Let First World corporations do business, and well help you afford
their products; make way for McDonalds, and well buy you a
burger.
But even
with a dash of compassion laissez-faire economics wont end poverty,
argue anti-globalists -- social justice will. No matter that "justice"
is a vague and relative concept. The point is that its a work-in-progress,
not a done deal. It cant be planned so much as struggled for.
The differences
in these worldviews are beyond compromise. Between the alleged logic of
free market true believers and the passion of heretics in the street there
exists not only a political disagreement but a fundamental theological
divide.
On one hand
we have the globalists and their high priests: bankers and diplomats executing
natures plan, the process that cant be stopped.
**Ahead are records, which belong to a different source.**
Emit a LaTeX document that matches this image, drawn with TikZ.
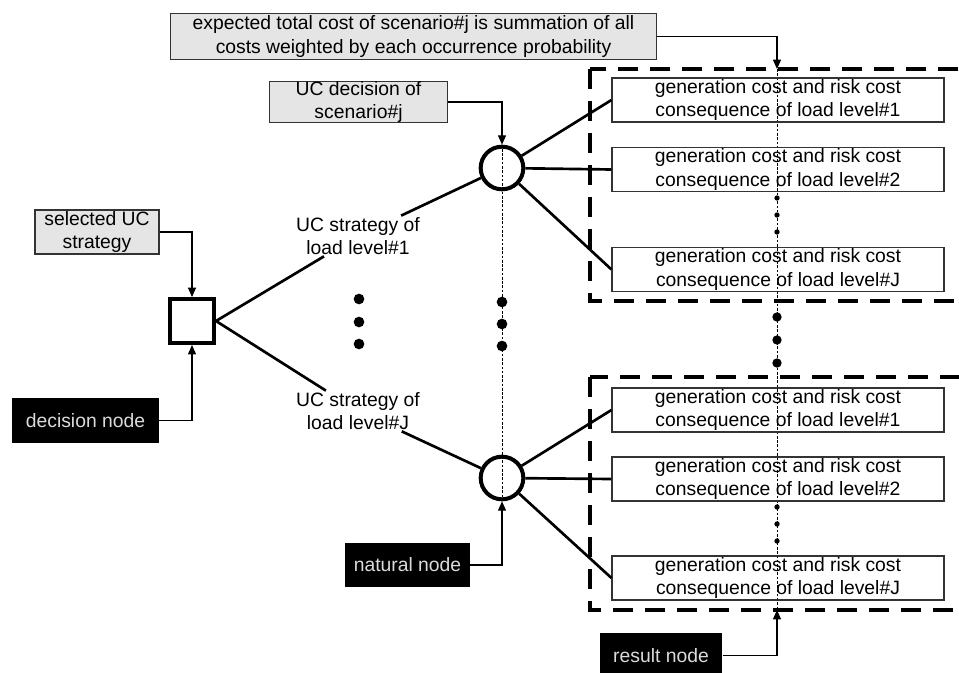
\documentclass[tikz,border=0pt]{standalone}
\usepackage{fontspec}
\setmainfont{Liberation Sans}
\usetikzlibrary{arrows.meta}
\definecolor{notegray}{rgb}{0.9,0.9,0.9}
\definecolor{palegray}{rgb}{0.86,0.86,0.86}

\begin{document}
\begin{tikzpicture}
  [x=0.75pt,y=-0.75pt,
   font=\fontsize{14.5}{17.5}\selectfont,
   noteN/.style={draw=black!80,fill=notegray,align=center,inner sep=0pt,line width=0.8pt},
   blackN/.style={fill=black,text=palegray,inner sep=0pt},
   resultN/.style={draw=black!80,align=center,inner sep=0pt,minimum width=249pt,minimum height=33pt,line width=0.8pt},
   chanceN/.style={circle,draw,line width=3pt,minimum size=32pt,inner sep=0pt},
   decisionN/.style={rectangle,draw,line width=3pt,minimum size=33pt,inner sep=0pt},
   stratN/.style={align=center,inner sep=1pt},
   branch/.style={line width=2pt},
   conn/.style={line width=0.9pt,-{Triangle[length=7pt,width=6pt]}},
   dashbox/.style={line width=2.4pt,dash pattern=on 15pt off 9pt},
   vdots/.style={line width=0.7pt,dash pattern=on 2pt off 1.2pt}]

  \useasboundingbox (0,0) rectangle (959,673);

  % dashed groups of results
  \draw[dashbox] (590,69) rectangle (990,301);
  \draw[dashbox] (590,377) rectangle (990,610);
  \coordinate (uT) at (777,69);
  \coordinate (lB) at (777,610);

  % decision and natural nodes
  \node[decisionN] (sq) at (192,321) {};
  \node[chanceN] (c1) at (502,168) {};
  \node[chanceN] (c2) at (502,478) {};

  \draw[vdots] (uT) -- (lB);
  \draw[vdots] (c1.north) -- (c2.south);

  % results
  \node[resultN] (u1) at (778,100)   {generation cost and risk cost\\consequence of load level\#1};
  \node[resultN] (u2) at (778,169.5) {generation cost and risk cost\\consequence of load level\#2};
  \node[resultN] (uJ) at (778,269.5) {generation cost and risk cost\\consequence of load level\#J};
  \node[resultN] (l1) at (778,410)   {generation cost and risk cost\\consequence of load level\#1};
  \node[resultN] (l2) at (778,479)   {generation cost and risk cost\\consequence of load level\#2};
  \node[resultN] (lJ) at (778,578)   {generation cost and risk cost\\consequence of load level\#J};

  % notes
  \node[noteN,minimum width=365pt,minimum height=34pt] (exp) at (413.5,36.5)
    {expected total cost of scenario\#j is summation of all\\costs weighted by each occurrence probability};
  \node[noteN,minimum width=133pt,minimum height=30pt] (ucd) at (358.5,102) {UC decision of\\scenario\#j};
  \node[noteN,minimum width=93pt,minimum height=33pt] (sel) at (97,232) {selected UC\\strategy};
  \node[blackN,minimum width=110pt,minimum height=34pt] (dec) at (85.5,420.5) {decision node};
  \node[blackN,minimum width=94pt,minimum height=33pt] (nat) at (407.5,565) {natural node};
  \node[blackN,minimum width=92pt,minimum height=34pt] (res) at (661,655.5) {result node};

  \node[stratN] (s1) at (358,236) {UC strategy of\\load level\#1};
  \node[stratN] (sJ) at (358,411) {UC strategy of\\load level\#J};

  \draw[conn] (exp.east) -| (uT);
  \draw[conn] (ucd.east) -| (c1.north);
  \draw[conn] (sel.east) -| (sq.north);
  \draw[conn] (dec.east) -| (sq.south);
  \draw[conn] (nat.east) -| (c2.south);
  \draw[conn] (res.east) -| (lB);

  % branches
  \draw[branch] (sq.east) -- (s1) -- (c1);
  \draw[branch] (sq.east) -- (sJ) -- (c2);
  \foreach \r in {u1,u2,uJ} \draw[branch] (c1) -- (\r.west);
  \foreach \r in {l1,l2,lJ} \draw[branch] (c2) -- (\r.west);

  % ellipsis dots
  \foreach \y in {299,322,344} \fill (359,\y) circle (4pt);
  \foreach \y in {302,324,346} \fill (502,\y) circle (4pt);
  \foreach \y in {317,340,363} \fill (777,\y) circle (3.5pt);
  \foreach \y in {198,215,232,507,524,541} \fill (777,\y) circle (2pt);
\end{tikzpicture}
\end{document}
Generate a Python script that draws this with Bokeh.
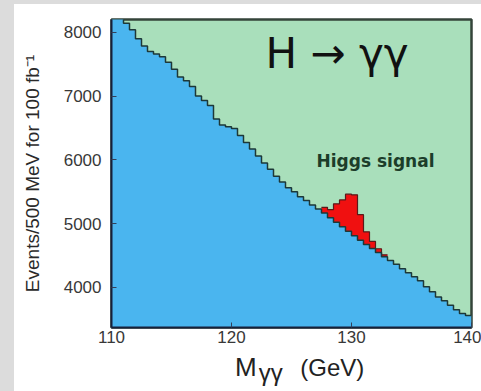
import numpy as np
from bokeh.plotting import figure
from bokeh.models import Label, FixedTicker, Range1d, Div
from bokeh.layouts import column
from bokeh.embed import file_html
from bokeh.resources import INLINE

# ---------------- data ----------------
mass_min = 110.0
bin_width = 0.5  # GeV (500 MeV bins)

background = [
    8280, 8240, 8140, 8040, 7900, 7785, 7700, 7660, 7615, 7530,
    7420, 7300, 7240, 7150, 7000, 6930, 6850, 6640, 6545, 6520,
    6490, 6380, 6270, 6170, 6060, 5950, 5850, 5740, 5650, 5560,
    5500, 5420, 5360, 5290, 5230, 5165, 5090, 5020, 4950, 4880,
    4810, 4740, 4670, 4610, 4545, 4480, 4420, 4360, 4290, 4230,
    4165, 4105, 4010, 3930, 3850, 3790, 3720, 3650, 3590, 3560,
]

signal_left = [127.5, 128.0, 128.5, 129.0, 129.5, 130.0, 130.5, 131.0, 131.5, 132.0, 132.5]
signal = [90, 130, 290, 420, 580, 640, 400, 200, 110, 60, 30]

x_ticks = [110, 120, 130, 140]
y_ticks = [4000, 5000, 6000, 7000, 8000]

x_lo, x_hi = 110, 140
y_lo, y_hi = 3370, 8200

# ---------------- colours ----------------
GREEN = "#a9dfbb"
BLUE = "#4ab5ef"
RED = "#f01010"
LINE = "#1d3838"
FONT = "Liberation Sans"

p = figure(width=467, height=348, output_backend="svg", toolbar_location=None,
           x_range=Range1d(x_lo, x_hi), y_range=Range1d(y_lo, y_hi),
           min_border_left=97, min_border_right=10, min_border_top=15,
           min_border_bottom=25)
p.background_fill_color = GREEN
p.border_fill_color = "white"
p.grid.visible = False
p.outline_line_color = "#34443a"
p.outline_line_width = 2.5

# background histogram (blue area)
edges = [mass_min + i * bin_width for i in range(len(background) + 1)]
step_x, step_y = [], []
for i, b in enumerate(background):
    step_x += [edges[i], edges[i + 1]]
    step_y += [b, b]
floor = y_lo - 500
p.patch([edges[0]] + step_x + [edges[-1]], [floor] + step_y + [floor],
        fill_color=BLUE, line_color=None)

# signal on top of background (red)
top_x, top_y, bot_y = [], [], []
for left, s in zip(signal_left, signal):
    idx = int(round((left - mass_min) / bin_width))
    b = background[idx]
    top_x += [left, left + bin_width]
    top_y += [b + s, b + s]
    bot_y += [b, b]
p.patch(top_x + top_x[::-1], top_y + bot_y[::-1], fill_color=RED, line_color=None)
p.line(top_x, top_y, line_color="#5a1a1a", line_width=1.2)

p.line(step_x, step_y, line_color=LINE, line_width=1.5)

# axes
for ax in (p.xaxis[0], p.yaxis[0]):
    ax.axis_line_color = "#16203a"
    ax.axis_line_width = 2
    ax.major_tick_in = 5
    ax.major_tick_out = 0
    ax.major_tick_line_color = "#33405a"
    ax.minor_tick_line_color = None
    ax.major_label_text_font = FONT
    ax.major_label_text_font_size = "17px"
    ax.major_label_text_color = "#383838"

p.xaxis.ticker = FixedTicker(ticks=x_ticks)
p.yaxis.ticker = FixedTicker(ticks=y_ticks)
p.xaxis.major_label_standoff = 3
p.yaxis.major_label_standoff = 10

p.yaxis.axis_label = "Events/500 MeV for 100 fb\u207b\u00b9"
p.yaxis.axis_label_text_font = FONT
p.yaxis.axis_label_text_font_size = "19px"
p.yaxis.axis_label_text_font_style = "normal"
p.yaxis.axis_label_text_color = "#2a2a2a"
p.yaxis.axis_label_standoff = 18

# annotations inside
p.add_layout(Label(x=128.8, y=7660, text="H \u2192 \u03b3\u03b3", text_font="DejaVu Sans",
                   text_font_size="42px", text_color="#111111",
                   text_baseline="middle", text_align="center"))
p.add_layout(Label(x=132.0, y=5975, text="Higgs signal", text_font="DejaVu Sans",
                   text_font_size="17px", text_font_style="bold", text_color="#1c3d2a",
                   text_baseline="middle", text_align="center"))

# x-axis title: M with subscript gamma-gamma, then (GeV)
xlabel = Div(
    text=('<div style="box-sizing:border-box;width:440px;height:37px;'
          'padding-left:221px;line-height:normal;font-family:\'Liberation Sans\';'
          'font-size:20px;color:#222222;white-space:nowrap;">'
          '<span style="font-size:26px;">M</span>'
          '<span style="font-size:24px;position:relative;top:5px;margin-left:2px;">\u03b3\u03b3</span>'
          ' <span style="font-size:24px;margin-left:12px;">(GeV)</span></div>'),
    width=467, height=37, margin=(0, 0, 0, 0))

layout = column(p, xlabel, spacing=0, margin=(4, 0, 0, 14))

tmpl = ("{% block preamble %}<style>html {background-color:#ffffff; background-image:"
        " linear-gradient(to right, #dcdcdc 14px, rgba(255,255,255,0) 14px),"
        " linear-gradient(to bottom, #dcdcdc 4px, rgba(255,255,255,0) 4px);"
        " background-repeat:no-repeat; background-size:14px 100%, 100% 4px; min-height:100%;"
        " overflow:hidden;}"
        " body {margin:0 !important; padding:0 !important; overflow:hidden;"
        " background:transparent !important;}</style>{% endblock %}")
open("out.html", "w").write(file_html(layout, INLINE, template=tmpl))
On the other,
the many prophets of anti-globalization: environmental druids, anarchist
ninjas, union organizers, policy grinders, pacifists, political prisoners,
poor people, and squatters like Carlo Giuliani -- a vast array opposed
for various reasons to the neo-liberal attempt to enclose all that is
alive and mysterious in a set of trade agreements and holding corporations.
Globalists
speak openly of inevitability, the manifest destiny of capitalism: "The
future is now." Anti-globalists respond with a chorus of uncertainty
that ranges from hopeful to nihilist. The future, they say, is just that
-- something that awaits us, something we can help make, something still
to come.
Both groups
are at their core utopian. Globalists believe that capitalism has enabled
them to seize the divine fire. Anti-globalists counter that genetically-altered
tomatoes, dammed-up rivers, and a universal language called commerce wont
bring us any closer to heaven on earth.
Both groups
call on the memory of dystopia. After a century of massive war and genocide,
of communism and fascism, globalists claim that weve reached the
"end of history." The Berlin Wall has crumbled. Capitalism alone
remains standing -- the one true god. Anti-globalists, meanwhile, believe
that the 20th centurys lesson is one of humility. They dream not
of the brave new world preached by communists, fascists, or capitalists,
but of many small worlds and a pantheon of deities, both supernatural
and scientific.
Neither group
speaks often of religion, but both use the rhetoric of faith -- inevitability,
the unknowable, the sacred (nature, in the broadest sense of the term,
for the anti-globalists; the "invisible hand" for the globalists)
and the profane (poverty, in the view of both groups).
Thus far,
theyve managed to avoid the language of martyrdom -- which is bound
to escalate the conflict to a degree frightening to pacifists on both
sides. But now that will change. Men and women have died in the globalization
struggle already, but the shot that killed Carlo Giuliani in Genoa seems
to be the one heard around the world, echoing through the pages of newspapers
all over the planet.
Last Friday,
Giuliani fell outside a barricade erected to keep demonstrators away from
the summit. On one side of his body were the G-8 leaders, certain that
the future is theirs. On the other stood 99,999 angry demonstrators, sure
of only one thing -- the first fatality in a holy war lay before them.